*Direction*: All lines from the beginning of the listing through the line with "(13.5,-30) rectangle (990,549.5);" are to be copied word for word; the pictures are not.

*Information shown*:
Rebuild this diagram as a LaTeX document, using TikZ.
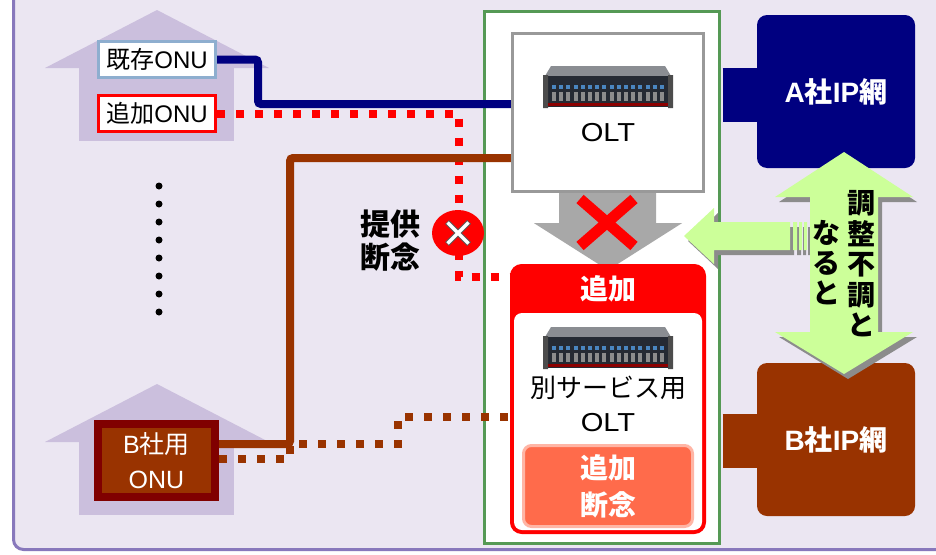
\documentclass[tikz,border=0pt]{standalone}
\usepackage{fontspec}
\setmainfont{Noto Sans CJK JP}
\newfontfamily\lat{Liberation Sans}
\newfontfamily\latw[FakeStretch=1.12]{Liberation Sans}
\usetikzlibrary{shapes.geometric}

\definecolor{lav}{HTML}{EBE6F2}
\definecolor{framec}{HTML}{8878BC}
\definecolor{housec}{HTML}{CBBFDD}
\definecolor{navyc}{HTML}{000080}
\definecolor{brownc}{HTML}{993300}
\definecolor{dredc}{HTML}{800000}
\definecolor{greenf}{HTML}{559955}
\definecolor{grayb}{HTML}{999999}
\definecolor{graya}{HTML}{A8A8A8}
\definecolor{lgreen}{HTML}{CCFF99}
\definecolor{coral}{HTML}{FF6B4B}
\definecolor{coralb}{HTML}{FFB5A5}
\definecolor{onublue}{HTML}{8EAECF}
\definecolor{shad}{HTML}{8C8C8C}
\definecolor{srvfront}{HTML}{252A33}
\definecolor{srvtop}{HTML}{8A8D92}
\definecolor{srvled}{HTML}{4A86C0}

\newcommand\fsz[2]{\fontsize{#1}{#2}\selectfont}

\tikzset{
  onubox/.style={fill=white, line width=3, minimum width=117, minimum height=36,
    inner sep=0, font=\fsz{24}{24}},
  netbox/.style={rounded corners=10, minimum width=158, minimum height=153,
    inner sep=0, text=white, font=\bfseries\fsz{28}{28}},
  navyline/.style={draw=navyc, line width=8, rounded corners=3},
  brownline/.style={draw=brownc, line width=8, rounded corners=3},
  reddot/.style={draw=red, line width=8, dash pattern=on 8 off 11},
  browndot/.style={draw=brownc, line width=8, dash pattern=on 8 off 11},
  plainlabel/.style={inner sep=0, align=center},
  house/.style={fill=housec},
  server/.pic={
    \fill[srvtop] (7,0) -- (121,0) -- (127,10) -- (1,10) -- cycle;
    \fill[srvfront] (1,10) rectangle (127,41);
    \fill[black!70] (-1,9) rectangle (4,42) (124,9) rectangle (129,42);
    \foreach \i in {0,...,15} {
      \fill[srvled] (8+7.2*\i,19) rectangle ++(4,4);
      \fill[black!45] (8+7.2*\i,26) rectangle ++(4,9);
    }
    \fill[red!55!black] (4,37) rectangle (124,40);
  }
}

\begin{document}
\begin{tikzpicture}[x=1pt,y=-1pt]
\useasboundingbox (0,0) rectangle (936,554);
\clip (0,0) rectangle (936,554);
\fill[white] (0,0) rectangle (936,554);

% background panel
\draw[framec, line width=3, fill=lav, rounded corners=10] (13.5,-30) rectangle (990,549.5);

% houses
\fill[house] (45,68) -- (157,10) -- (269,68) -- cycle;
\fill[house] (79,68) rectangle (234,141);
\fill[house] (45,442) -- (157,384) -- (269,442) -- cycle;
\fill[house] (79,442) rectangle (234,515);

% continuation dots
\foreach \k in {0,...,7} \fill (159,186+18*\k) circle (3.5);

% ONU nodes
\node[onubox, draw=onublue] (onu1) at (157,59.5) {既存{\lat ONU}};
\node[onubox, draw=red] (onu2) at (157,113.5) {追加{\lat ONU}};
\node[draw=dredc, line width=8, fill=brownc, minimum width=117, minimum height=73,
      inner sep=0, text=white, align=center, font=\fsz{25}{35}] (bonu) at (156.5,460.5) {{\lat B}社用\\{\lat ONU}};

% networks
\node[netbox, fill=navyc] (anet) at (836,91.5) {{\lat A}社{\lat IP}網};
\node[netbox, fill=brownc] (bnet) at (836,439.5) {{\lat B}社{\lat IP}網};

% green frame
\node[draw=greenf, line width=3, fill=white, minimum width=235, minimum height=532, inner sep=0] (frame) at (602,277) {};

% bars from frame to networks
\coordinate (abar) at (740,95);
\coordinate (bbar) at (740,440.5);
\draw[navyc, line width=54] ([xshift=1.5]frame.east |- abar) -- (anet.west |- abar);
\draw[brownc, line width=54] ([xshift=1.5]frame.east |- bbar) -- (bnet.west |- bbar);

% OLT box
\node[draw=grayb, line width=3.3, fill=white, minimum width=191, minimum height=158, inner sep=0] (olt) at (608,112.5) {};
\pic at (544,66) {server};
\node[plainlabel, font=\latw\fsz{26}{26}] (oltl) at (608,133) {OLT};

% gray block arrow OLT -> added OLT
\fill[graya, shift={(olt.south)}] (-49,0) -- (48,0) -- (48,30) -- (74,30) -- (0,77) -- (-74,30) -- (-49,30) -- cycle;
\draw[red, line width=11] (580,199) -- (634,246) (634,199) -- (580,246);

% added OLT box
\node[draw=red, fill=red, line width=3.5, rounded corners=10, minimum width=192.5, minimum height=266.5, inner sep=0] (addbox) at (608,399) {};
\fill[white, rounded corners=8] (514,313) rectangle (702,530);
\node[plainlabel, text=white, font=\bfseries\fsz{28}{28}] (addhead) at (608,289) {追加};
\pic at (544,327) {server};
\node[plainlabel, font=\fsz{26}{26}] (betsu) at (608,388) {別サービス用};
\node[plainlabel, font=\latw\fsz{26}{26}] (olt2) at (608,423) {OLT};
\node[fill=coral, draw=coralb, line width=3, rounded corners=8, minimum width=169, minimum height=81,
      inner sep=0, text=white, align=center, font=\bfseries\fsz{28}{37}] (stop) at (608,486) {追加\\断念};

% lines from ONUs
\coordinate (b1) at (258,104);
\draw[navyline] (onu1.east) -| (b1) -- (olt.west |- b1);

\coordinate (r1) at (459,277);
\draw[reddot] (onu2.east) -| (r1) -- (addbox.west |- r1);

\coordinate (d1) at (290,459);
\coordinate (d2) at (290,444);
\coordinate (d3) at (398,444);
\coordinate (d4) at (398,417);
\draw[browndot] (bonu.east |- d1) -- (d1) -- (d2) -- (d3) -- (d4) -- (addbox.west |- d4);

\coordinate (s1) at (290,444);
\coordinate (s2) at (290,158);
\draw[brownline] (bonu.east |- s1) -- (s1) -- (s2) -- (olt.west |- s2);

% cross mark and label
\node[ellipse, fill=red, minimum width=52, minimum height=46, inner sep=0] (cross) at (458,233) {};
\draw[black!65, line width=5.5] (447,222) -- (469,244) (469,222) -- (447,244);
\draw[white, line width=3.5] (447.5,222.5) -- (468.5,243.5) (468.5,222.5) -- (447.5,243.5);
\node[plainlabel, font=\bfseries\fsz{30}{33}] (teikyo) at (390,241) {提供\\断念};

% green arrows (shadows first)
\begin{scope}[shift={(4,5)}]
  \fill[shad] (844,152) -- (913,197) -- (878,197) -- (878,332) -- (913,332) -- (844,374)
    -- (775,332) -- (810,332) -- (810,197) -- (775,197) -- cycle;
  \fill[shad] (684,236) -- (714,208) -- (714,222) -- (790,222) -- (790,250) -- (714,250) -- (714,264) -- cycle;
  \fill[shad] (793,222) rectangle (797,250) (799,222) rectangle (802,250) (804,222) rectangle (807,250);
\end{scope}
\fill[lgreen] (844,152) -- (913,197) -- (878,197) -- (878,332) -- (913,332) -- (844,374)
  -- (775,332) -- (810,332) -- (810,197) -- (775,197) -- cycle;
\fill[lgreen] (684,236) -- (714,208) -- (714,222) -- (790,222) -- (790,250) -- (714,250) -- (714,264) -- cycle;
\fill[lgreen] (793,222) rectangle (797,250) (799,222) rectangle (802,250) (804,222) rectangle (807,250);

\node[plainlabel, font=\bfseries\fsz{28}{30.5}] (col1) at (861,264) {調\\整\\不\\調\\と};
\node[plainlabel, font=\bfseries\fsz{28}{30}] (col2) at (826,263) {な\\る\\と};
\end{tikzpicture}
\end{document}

*Result of this exercise*:
Rebuild this diagram as a LaTeX document, using TikZ.
\documentclass[tikz,border=0pt]{standalone}
\usepackage{fontspec}
\setmainfont{Noto Sans CJK JP}
\newfontfamily\lat{Liberation Sans}
\newfontfamily\latw[FakeStretch=1.12]{Liberation Sans}
\usetikzlibrary{shapes.geometric}

\definecolor{lav}{HTML}{EBE6F2}
\definecolor{framec}{HTML}{8878BC}
\definecolor{housec}{HTML}{CBBFDD}
\definecolor{navyc}{HTML}{000080}
\definecolor{brownc}{HTML}{993300}
\definecolor{dredc}{HTML}{800000}
\definecolor{greenf}{HTML}{559955}
\definecolor{grayb}{HTML}{999999}
\definecolor{graya}{HTML}{A8A8A8}
\definecolor{lgreen}{HTML}{CCFF99}
\definecolor{coral}{HTML}{FF6B4B}
\definecolor{coralb}{HTML}{FFB5A5}
\definecolor{onublue}{HTML}{8EAECF}
\definecolor{shad}{HTML}{8C8C8C}
\definecolor{srvfront}{HTML}{252A33}
\definecolor{srvtop}{HTML}{8A8D92}
\definecolor{srvled}{HTML}{4A86C0}

\newcommand\fsz[2]{\fontsize{#1}{#2}\selectfont}

\tikzset{
  onubox/.style={fill=white, line width=3, minimum width=117, minimum height=36,
    inner sep=0, font=\fsz{24}{24}},
  netbox/.style={rounded corners=10, minimum width=158, minimum height=153,
    inner sep=0, text=white, font=\bfseries\fsz{28}{28}},
  navyline/.style={draw=navyc, line width=8, rounded corners=3},
  brownline/.style={draw=brownc, line width=8, rounded corners=3},
  reddot/.style={draw=red, line width=8, dash pattern=on 8 off 11},
  browndot/.style={draw=brownc, line width=8, dash pattern=on 8 off 11},
  plainlabel/.style={inner sep=0, align=center},
  house/.style={fill=housec},
  server/.pic={
    \fill[srvtop] (7,0) -- (121,0) -- (127,10) -- (1,10) -- cycle;
    \fill[srvfront] (1,10) rectangle (127,41);
    \fill[black!70] (-1,9) rectangle (4,42) (124,9) rectangle (129,42);
    \foreach \i in {0,...,15} {
      \fill[srvled] (8+7.2*\i,19) rectangle ++(4,4);
      \fill[black!45] (8+7.2*\i,26) rectangle ++(4,9);
    }
    \fill[red!55!black] (4,37) rectangle (124,40);
  }
}

\begin{document}
\begin{tikzpicture}[x=1pt,y=-1pt]
\useasboundingbox (0,0) rectangle (936,554);
\clip (0,0) rectangle (936,554);
\fill[white] (0,0) rectangle (936,554);

% background panel
\draw[framec, line width=3, fill=lav, rounded corners=10] (13.5,-30) rectangle (990,549.5);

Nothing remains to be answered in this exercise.